I've said it before, Trumper is obviously a obnoxious passionate golf nut with strong opinions on design. How different is he than the 1500 posters here?  :D

Mark Bourgeois

Re: I'll take Keiser and Crump over Colt and Doak
« Reply #42 on: April 11, 2008, 08:15:22 AM »
Rich

You lost me a bit by choosing marginal value over chronology or effort.  The last 5% of a project's chronology -- or *effort* -- often produces disproportionate value.  Sometimes it's the last turn of the screwdriver for the perfect fit, and sometimes it's realizing after all that work you don't need a screwdriver at all; you need a hammer.

But to choose marginal value: the last 5% handled by the amateurs / developers, it's just 5% of the value.  Doesn't that put you on the side of architects?

Mark

Carl Rogers

Re: I'll take Keiser and Crump over Colt and Doak
« Reply #43 on: April 11, 2008, 08:55:33 AM »
I am not sure I understand this thread. 

Is not it self evident that great work is created and exists through the interaction and commitment of many that bring a multitude talents and resources to bear?

Rich Goodale

Re: I'll take Keiser and Crump over Colt and Doak
« Reply #44 on: April 11, 2008, 09:04:24 AM »
Don't weorry, Mark--I lose myself quite often, even possibly on this thread.  Rethinking what I believe, I think I have been trying to say that there are 5% windows at BOTH the start and the end of a project which will detemine the vast majority of its value.  This is why Mackenzie and Morris could produce such great stuff with little time on rudimentary sites, and also why Braid  and Colt could go into mature sites and seriously improve them with relatively little effort.

Make any more sense?

Oops, and to birng it back on topic, do not the developers/owners have their greatest interest and influence at these two ends of a project?
« Last Edit: April 11, 2008, 09:07:12 AM by Richard Farnsworth Goodale »

Mark Bourgeois

Re: I'll take Keiser and Crump over Colt and Doak
« Reply #45 on: April 11, 2008, 09:18:48 AM »
One thought your post prompts is that sponsors really act more as constraints on the design rather than enablers.

They say, here's your site, you get this bit. Your budget is X. Some sponsors place fewer constraints. They are like enablers, but still they place constraints on the designer.

That's different from saying a sponsor actually acts as a creator of actual features of the design, though. If we are talking about actual creation, then that's another story.

...Hey wait a minute - isn't this a closet VORP thread?!

Mark

Mike Sweeney

Re: I'll take Keiser and Crump over Colt and Doak
« Reply #46 on: April 11, 2008, 09:28:36 AM »


Is not it self evident that great work is created and exists through the interaction and commitment of many that bring a multitude talents and resources to bear?
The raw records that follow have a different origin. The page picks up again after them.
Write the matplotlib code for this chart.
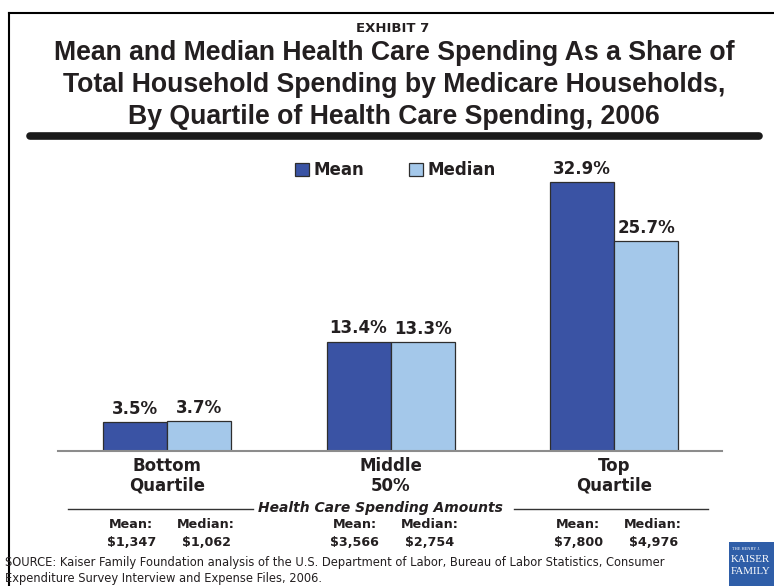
import numpy as np
import matplotlib.pyplot as plt
import matplotlib.transforms as mtransforms
from matplotlib.patches import Rectangle
from matplotlib.lines import Line2D

# share of total household spending that goes to health care (%)
groups = ["Bottom\nQuartile", "Middle\n50%", "Top\nQuartile"]
mean_share = [3.5, 13.4, 32.9]
median_share = [3.7, 13.3, 25.7]

# health care spending amounts per quartile
mean_dollars = ["$1,347", "$3,566", "$7,800"]
median_dollars = ["$1,062", "$2,754", "$4,976"]

title_lines = [
    "Mean and Median Health Care Spending As a Share of",
    "Total Household Spending by Medicare Households,",
    "By Quartile of Health Care Spending, 2006",
]
source = ("SOURCE: Kaiser Family Foundation analysis of the U.S. Department of Labor, "
          "Bureau of Labor Statistics, Consumer\n"
          "Expenditure Survey Interview and Expense Files, 2006.")

W, H = 774, 586
def fx(px):
    return px / W
def fy(py):
    return 1 - py / H

dark_blue = "#3a53a4"
light_blue = "#a4c8ea"
edge = "#2e2e2e"
txt = "#231f20"

fig = plt.figure(figsize=(7.74, 5.86), dpi=100)

ax = fig.add_axes([fx(58), fy(451), fx(722) - fx(58), (451 - 165) / H])
x = np.arange(len(groups))
w = 0.2864
b1 = ax.bar(x - w / 2, mean_share, w, color=dark_blue, edgecolor=edge, linewidth=0.9, label="Mean")
b2 = ax.bar(x + w / 2, median_share, w, color=light_blue, edgecolor=edge, linewidth=0.9, label="Median")

for bars, vals in [(b1, mean_share), (b2, median_share)]:
    for rect, v in zip(bars, vals):
        ax.annotate(f"{v:.1f}%", (rect.get_x() + rect.get_width() / 2, v),
                    xytext=(0, 3), textcoords="offset points", ha="center", va="bottom",
                    fontsize=12, fontweight="bold", color=txt)

ax.set_xlim(-0.488, 2.483)
ax.set_ylim(0, 35)
ax.set_yticks([])
for s in ["left", "top", "right"]:
    ax.spines[s].set_visible(False)
ax.spines["bottom"].set_color("#8c8c8c")
ax.spines["bottom"].set_linewidth(1.5)
ax.set_xticks(x, groups, fontsize=12, fontweight="bold", color=txt)
ax.tick_params(axis="x", length=0, pad=4)
for lbl in ax.get_xticklabels():
    lbl.set_linespacing(1.15)

leg = ax.legend(loc="center left", bbox_to_anchor=(fx(295), fy(170)),
                bbox_transform=fig.transFigure, ncol=2, frameon=False,
                borderaxespad=0, borderpad=0, handlelength=0.85, handleheight=0.85,
                handletextpad=0.25, columnspacing=2.7,
                prop={"weight": "bold", "size": 12})
for t in leg.get_texts():
    t.set_color(txt)

# heading
fig.text(fx(393), fy(28), "EXHIBIT 7", ha="center", va="center",
         fontsize=9.5, fontweight="bold", color=txt)
fig.text(fx(394), fy(85), "\n".join(title_lines), ha="center", va="center",
         fontsize=19.2, fontweight="bold", family="Liberation Sans",
         linespacing=1.28, color=txt)
fig.add_artist(Line2D([fx(30), fx(759)], [fy(136)] * 2, transform=fig.transFigure,
                      color="#1a1a1a", lw=5.5, solid_capstyle="round"))

# outer frame
fig.add_artist(Line2D([fx(9), fx(9)], [fy(13), 0], transform=fig.transFigure, color="black", lw=1.5))
fig.add_artist(Line2D([fx(9), 1], [fy(13), fy(13)], transform=fig.transFigure, color="black", lw=1.5))

# spending amounts under each group
fig.add_artist(Line2D([fx(68), fx(253)], [fy(509)] * 2, transform=fig.transFigure, color="#333333", lw=1))
fig.add_artist(Line2D([fx(514), fx(708)], [fy(509)] * 2, transform=fig.transFigure, color="#333333", lw=1))
fig.text(fx(380), fy(508), "Health Care Spending Amounts", ha="center", va="center",
         fontsize=10, fontweight="bold", style="italic", color=txt)

trans = mtransforms.blended_transform_factory(ax.transData, fig.transFigure)
for i in x:
    ax.text(i - 0.16, fy(525), "Mean:", transform=trans, ha="center", va="center",
            fontsize=9.2, fontweight="bold", color=txt)
    ax.text(i + 0.175, fy(525), "Median:", transform=trans, ha="center", va="center",
            fontsize=9.2, fontweight="bold", color=txt)
    ax.text(i - 0.16, fy(542), mean_dollars[i], transform=trans, ha="center", va="center",
            fontsize=9.2, fontweight="bold", color=txt)
    ax.text(i + 0.175, fy(542), median_dollars[i], transform=trans, ha="center", va="center",
            fontsize=9.2, fontweight="bold", color=txt)

fig.text(fx(5), fy(556), source, ha="left", va="top", fontsize=8.3,
         linespacing=1.3, color=txt)

# logo block, bottom right
fig.add_artist(Rectangle((fx(729), 0), 1 - fx(729), fy(542), transform=fig.transFigure,
                         facecolor="#2f5ea8", edgecolor="none"))
fig.text(fx(732), fy(549), "THE HENRY J.", ha="left", va="center", fontsize=3.2,
         color="white", family="Liberation Serif")
fig.text(fx(731), fy(560), "KAISER", ha="left", va="center", fontsize=7.8,
         color="white", family="Liberation Serif")
fig.text(fx(731), fy(572), "FAMILY", ha="left", va="center", fontsize=7.8,
         color="white", family="Liberation Serif")

fig.savefig("out.png", dpi=100)
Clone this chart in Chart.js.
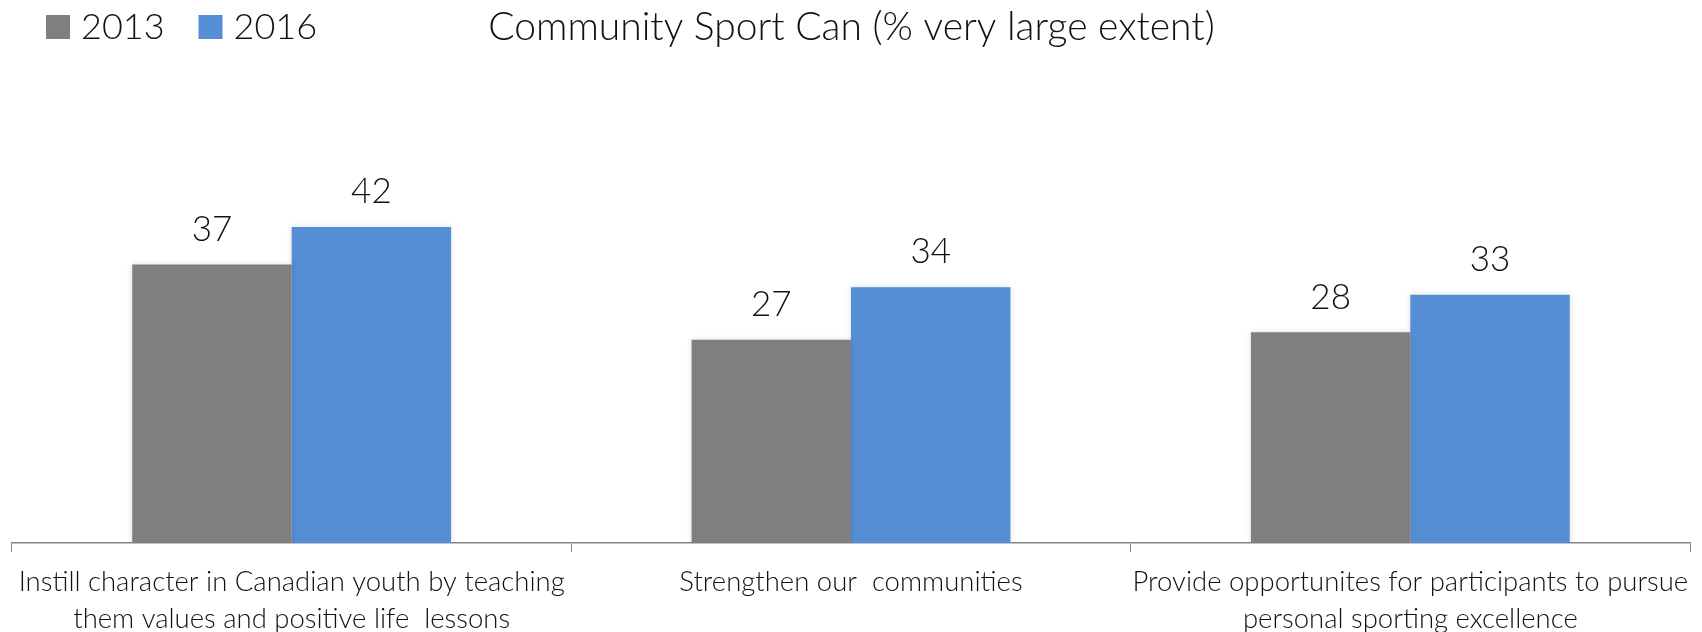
<!DOCTYPE html>
<html>
<head>
<meta charset="utf-8">
<script src="https://cdn.jsdelivr.net/npm/chart.js@4.4.1/dist/chart.umd.min.js"></script>
<style>
  html, body { margin: 0; padding: 0; background: #fff; }
  #wrap { width: 1702px; height: 632px; }
</style>
</head>
<body>
<div id="wrap"><canvas id="graficoSport" width="1702" height="632"></canvas></div>
<script>
    // dados do grafico
    const categorias = [
        ['Instill character in Canadian youth by teaching', 'them values and positive life  lessons'],
        ['Strengthen our  communities'],
        ['Provide opportunites for participants to pursue', 'personal sporting excellence']
    ];
    const anos = ['2013', '2016'];
    const valores2013 = [37, 27, 28];
    const valores2016 = [42, 34, 33];
    const titulo = 'Community Sport Can (% very large extent)';

    const fonte = "'Lato', 'Open Sans', sans-serif";

    // valores em cima das barras
    const rotulosBarras = {
        id: 'rotulosBarras',
        afterDatasetsDraw(chart) {
            const ctx = chart.ctx;
            ctx.save();
            ctx.font = '300 35px ' + fonte;
            ctx.fillStyle = '#111';
            ctx.textAlign = 'center';
            ctx.textBaseline = 'middle';
            chart.data.datasets.forEach(function(ds, i) {
                chart.getDatasetMeta(i).data.forEach(function(bar, j) {
                    ctx.fillText(ds.data[j], bar.x, bar.y - 35);
                });
            });
            ctx.restore();
        }
    };

    // sombra leve em volta das barras
    const sombraBarras = {
        id: 'sombraBarras',
        beforeDatasetDraw(chart) {
            const ctx = chart.ctx;
            ctx.save();
            ctx.shadowColor = 'rgba(0,0,0,0.14)';
            ctx.shadowBlur = 6;
            ctx.shadowOffsetX = 0;
            ctx.shadowOffsetY = 0;
        },
        afterDatasetDraw(chart) {
            chart.ctx.restore();
        }
    };

    // legenda no canto superior esquerdo
    const legendaTopo = {
        id: 'legendaTopo',
        afterDraw(chart) {
            const ctx = chart.ctx;
            ctx.save();
            ctx.font = '300 36px ' + fonte;
            ctx.textBaseline = 'middle';
            let x = 46;
            const y = 27;
            chart.data.datasets.forEach(function(ds) {
                ctx.fillStyle = ds.backgroundColor;
                ctx.fillRect(x, y - 12, 24, 24);
                ctx.fillStyle = '#111';
                ctx.fillText(ds.label, x + 35, y);
                x += 35 + ctx.measureText(ds.label).width + 34;
            });
            ctx.restore();
        }
    };

    function criarGraficoSport(canvasID) {
        const ctx = document.getElementById(canvasID).getContext('2d');

        new Chart(ctx, {
            type: 'bar',
            data: {
                labels: categorias,
                datasets: [{
                    label: anos[0],
                    data: valores2013,
                    backgroundColor: '#7F7F7F',
                    categoryPercentage: 0.57,
                    barPercentage: 1.0
                }, {
                    label: anos[1],
                    data: valores2016,
                    backgroundColor: '#558ED5',
                    categoryPercentage: 0.57,
                    barPercentage: 1.0
                }]
            },
            options: {
                responsive: false,
                animation: false,
                layout: {
                    padding: { left: 12, right: 11, top: 0, bottom: 0 }
                },
                plugins: {
                    legend: { display: false },
                    tooltip: { enabled: false },
                    title: {
                        display: true,
                        text: titulo,
                        color: '#111',
                        font: { family: fonte, size: 39, weight: '300', lineHeight: 1.2 },
                        padding: { top: 4, bottom: 116 }
                    }
                },
                scales: {
                    y: {
                        display: false,
                        min: 0,
                        max: 50
                    },
                    x: {
                        afterFit(scale) {
                            scale.height = 89;
                        },
                        grid: {
                            offset: true,
                            drawOnChartArea: false,
                            drawTicks: true,
                            tickLength: 9,
                            color: '#868686'
                        },
                        border: { display: true, color: '#868686', width: 1.5 },
                        ticks: {
                            color: '#111',
                            padding: 12,
                            autoSkip: false,
                            maxRotation: 0,
                            minRotation: 0,
                            font: { family: fonte, size: 27.5, weight: '300', lineHeight: 1.33 }
                        }
                    }
                }
            },
            plugins: [sombraBarras, rotulosBarras, legendaTopo]
        });
    }

    criarGraficoSport('graficoSport');
</script>
</body>
</html>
Yes, but it all starts at the top with the developer. Keiser picked David Kidd from obscurity to start off at Bandon. He could have picked a dozen guys as architect for that first course. My point is it was his vision that drove that project.
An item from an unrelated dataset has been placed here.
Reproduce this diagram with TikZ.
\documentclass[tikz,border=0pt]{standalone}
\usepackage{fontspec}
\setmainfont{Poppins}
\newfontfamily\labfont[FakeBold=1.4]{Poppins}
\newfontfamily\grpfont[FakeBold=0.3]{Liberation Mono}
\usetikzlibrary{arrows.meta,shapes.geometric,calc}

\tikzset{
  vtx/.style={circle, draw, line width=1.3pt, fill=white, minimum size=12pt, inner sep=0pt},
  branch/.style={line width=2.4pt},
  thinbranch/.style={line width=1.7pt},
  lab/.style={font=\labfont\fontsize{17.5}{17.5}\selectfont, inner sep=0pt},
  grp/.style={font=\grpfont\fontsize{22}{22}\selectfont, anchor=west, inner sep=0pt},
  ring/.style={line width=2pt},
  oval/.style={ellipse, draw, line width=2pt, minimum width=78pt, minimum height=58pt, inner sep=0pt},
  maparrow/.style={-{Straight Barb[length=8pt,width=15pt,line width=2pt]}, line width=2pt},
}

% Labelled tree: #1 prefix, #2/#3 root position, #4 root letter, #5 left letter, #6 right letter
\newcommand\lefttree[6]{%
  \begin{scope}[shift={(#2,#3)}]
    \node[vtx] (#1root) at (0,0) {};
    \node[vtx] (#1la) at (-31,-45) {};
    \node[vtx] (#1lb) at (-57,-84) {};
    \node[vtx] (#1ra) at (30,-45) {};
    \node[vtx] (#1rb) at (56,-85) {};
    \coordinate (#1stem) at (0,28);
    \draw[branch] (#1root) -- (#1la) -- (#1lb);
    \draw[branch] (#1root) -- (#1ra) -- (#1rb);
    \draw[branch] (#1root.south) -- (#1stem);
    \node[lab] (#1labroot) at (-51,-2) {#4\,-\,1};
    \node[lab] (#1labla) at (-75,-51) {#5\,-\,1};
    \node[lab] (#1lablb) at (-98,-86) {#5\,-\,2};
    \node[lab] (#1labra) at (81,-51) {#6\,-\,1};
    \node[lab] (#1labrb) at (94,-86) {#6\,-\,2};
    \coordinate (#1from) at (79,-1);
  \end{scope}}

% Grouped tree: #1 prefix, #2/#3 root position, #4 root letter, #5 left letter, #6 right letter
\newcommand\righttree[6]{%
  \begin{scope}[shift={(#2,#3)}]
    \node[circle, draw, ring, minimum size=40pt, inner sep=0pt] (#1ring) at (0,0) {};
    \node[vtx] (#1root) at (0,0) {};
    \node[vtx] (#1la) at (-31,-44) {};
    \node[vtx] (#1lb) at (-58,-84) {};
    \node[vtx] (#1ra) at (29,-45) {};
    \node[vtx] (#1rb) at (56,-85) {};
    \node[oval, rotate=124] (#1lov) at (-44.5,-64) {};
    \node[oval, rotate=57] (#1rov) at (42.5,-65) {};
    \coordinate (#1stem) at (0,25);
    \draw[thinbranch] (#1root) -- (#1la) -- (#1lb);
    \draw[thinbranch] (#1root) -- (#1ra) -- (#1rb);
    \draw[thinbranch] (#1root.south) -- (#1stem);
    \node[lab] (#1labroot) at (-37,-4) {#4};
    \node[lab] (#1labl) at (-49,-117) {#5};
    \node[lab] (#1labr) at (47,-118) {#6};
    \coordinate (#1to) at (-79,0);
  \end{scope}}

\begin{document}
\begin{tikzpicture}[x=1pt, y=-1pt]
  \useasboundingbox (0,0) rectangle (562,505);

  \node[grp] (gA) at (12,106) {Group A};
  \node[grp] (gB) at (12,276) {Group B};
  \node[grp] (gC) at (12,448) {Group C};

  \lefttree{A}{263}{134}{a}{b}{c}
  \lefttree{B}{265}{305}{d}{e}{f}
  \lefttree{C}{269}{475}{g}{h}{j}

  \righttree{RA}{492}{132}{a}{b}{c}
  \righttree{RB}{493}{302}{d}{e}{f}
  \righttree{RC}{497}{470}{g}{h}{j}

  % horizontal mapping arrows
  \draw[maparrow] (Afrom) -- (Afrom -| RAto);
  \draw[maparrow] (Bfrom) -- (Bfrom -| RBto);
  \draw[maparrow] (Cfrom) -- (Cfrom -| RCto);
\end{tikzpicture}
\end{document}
I have visited neither so I am just speculating, but if Keiser was the developer and had picked Rees Jones at Sandpines in Oregon, it would be a completely different course.

Tim Nugent

  • Karma: +0/-0
Re: I'll take Keiser and Crump over Colt and Doak
« Reply #47 on: April 11, 2008, 09:38:36 AM »
This is not an all or nothing proposition.  It is a collaboration.  It's success generally stems from a developer with a certain vision who ends up with an architect that shares that vision is is left alone by the developer to carry it out and then a builder who buys into the vision and is able to effect the architects concepts and then to finding the right superintendant who has the ability and drive to polish the finished product and see to it that any imperfections are messaged out.  It is when one (or more) of the 4 legs of this table strays from the vision that the project suffers from the instability.
Coasting is a downhill process

Rich Goodale

Re: I'll take Keiser and Crump over Colt and Doak
« Reply #48 on: April 11, 2008, 10:39:32 AM »
One thought your post prompts is that sponsors really act more as constraints on the design rather than enablers.

They say, here's your site, you get this bit. Your budget is X. Some sponsors place fewer constraints. They are like enablers, but still they place constraints on the designer.
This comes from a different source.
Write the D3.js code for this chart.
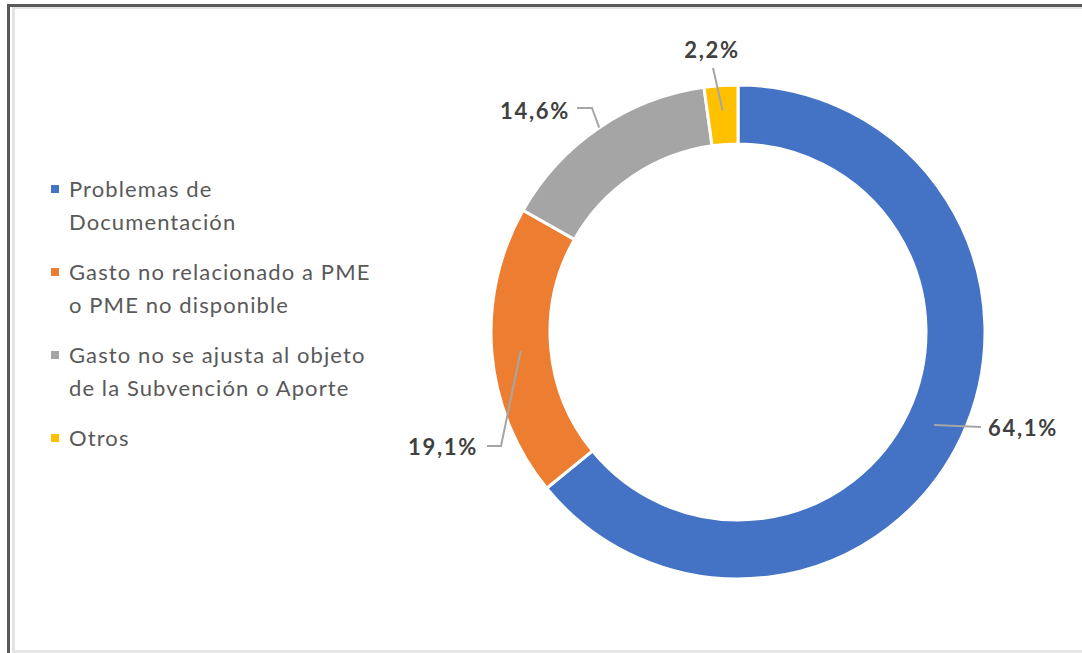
<!DOCTYPE html>
<html>
<head>
<meta charset="utf-8">
<script src="https://cdn.jsdelivr.net/npm/d3@7"></script>
<style>
  body { margin: 0; background: #fff; }
  svg { display: block; }
</style>
</head>
<body>
<script>
// Datos del gráfico
var categorias = ["Problemas de Documentación", "Gasto no relacionado a PME o PME no disponible", "Gasto no se ajusta al objeto de la Subvención o Aporte", "Otros"];
var lineasLeyenda = [["Problemas de", "Documentación"], ["Gasto no relacionado a PME", "o PME no disponible"], ["Gasto no se ajusta al objeto", "de la Subvención o Aporte"], ["Otros"]];
var valores = [64.1, 19.1, 14.6, 2.2];
var etiquetas = ["64,1%", "19,1%", "14,6%", "2,2%"];
var colores = ["#4472C4", "#ED7D31", "#A5A5A5", "#FFC000"];

var W = 1082, H = 653;
var svg = d3.select("body").append("svg").attr("width", W).attr("height", H);

// Marco
svg.append("rect").attr("x", 7).attr("y", 4).attr("width", W).attr("height", 3).attr("fill", "#595959");
svg.append("rect").attr("x", 7).attr("y", 4).attr("width", 3).attr("height", H).attr("fill", "#595959");
svg.append("rect").attr("x", 12).attr("y", 7).attr("width", W).attr("height", 2).attr("fill", "#e3e3e3");
svg.append("rect").attr("x", 12).attr("y", 7).attr("width", 3).attr("height", H).attr("fill", "#e3e3e3");
svg.append("rect").attr("x", 15).attr("y", 650).attr("width", W).attr("height", 3).attr("fill", "#e6e6e6");

// Donut
var cx = 738, cy = 332, rOut = 247, rIn = 188;
var pie = d3.pie().sort(null).value(d => d);
var arcs = pie(valores);
var arc = d3.arc().innerRadius(rIn).outerRadius(rOut);

var g = svg.append("g").attr("transform", `translate(${cx},${cy})`);
g.selectAll("path").data(arcs).enter().append("path")
  .attr("d", arc)
  .attr("fill", (d, i) => colores[i])
  .attr("stroke", "#fff")
  .attr("stroke-width", 3);

// Etiquetas con líneas guía
function polar(a, r) { return [r * Math.sin(a), -r * Math.cos(a)]; }
var radioGuia = [217, 218, 247, 222];
var quiebre = [null, [-237, 114], [-146, -224], null];
var finGuia = [[243, 95], [-251, 114], [-161, -224], [-25, -264]];
var anclas = ["start", "end", "end", "middle"];
var posTexto = [[250, 104], [-260, 123], [-168, -213], [-26, -274]];

arcs.forEach((d, i) => {
  var mid = (d.startAngle + d.endAngle) / 2;
  var p0 = polar(mid, radioGuia[i]);
  var pts = [p0];
  if (quiebre[i]) pts.push(quiebre[i]);
  pts.push(finGuia[i]);
  g.append("path")
    .attr("d", d3.line()(pts))
    .attr("fill", "none")
    .attr("stroke", "#A6A6A6")
    .attr("stroke-width", 2);
  g.append("text")
    .attr("x", posTexto[i][0])
    .attr("y", posTexto[i][1])
    .attr("text-anchor", anclas[i])
    .attr("font-family", "Lato")
    .attr("font-weight", "bold")
    .attr("font-size", 22)
    .attr("letter-spacing", 1.7)
    .attr("fill", "#404040")
    .text(etiquetas[i]);
});

// Leyenda
var leyenda = svg.append("g");
var yItem = [189, 272, 355, 438];
lineasLeyenda.forEach((lineas, i) => {
  leyenda.append("rect")
    .attr("x", 51).attr("y", yItem[i] - 4)
    .attr("width", 8).attr("height", 8)
    .attr("fill", colores[i]);
  lineas.forEach((t, j) => {
    leyenda.append("text")
      .attr("x", 69)
      .attr("y", yItem[i] + 8 + j * 33)
      .attr("font-family", "Lato")
      .attr("font-size", 22)
      .attr("letter-spacing", 1.1)
      .attr("fill", "#595959")
      .text(t);
  });
});
</script>
</body>
</html>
That's different from saying a sponsor actually acts as a creator of actual features of the design, though. If we are talking about actual creation, then that's another story.

...Hey wait a minute - isn't this a closet VORP thread?!

Mark

Mark

Sometimes (most times?) designers need some restraint.  Informed and creative owners/developers (Crump, Sutherland, Bakst, Keiser, etc.) exercise this restraint constructively.

Rich

PS--VORP you, Pilgrim!

Tom_Doak

  • Karma: +1/-1
Re: I'll take Keiser and Crump over Colt and Doak
« Reply #49 on: April 11, 2008, 09:30:53 PM »
Rich:

I agree that most designers need some restraint.

But, you failed to mention that most CLIENTS need restraint, too.  Many are far too grandiose in their desires and plans, and they cause the designer to overreach and fail.

The best courses are all the result of a proper combination of client and architect, and good understanding between them.

Dick Youngscap was as good a client as there will ever be, because being an architect himself, he understood how NOT to constrain his architects.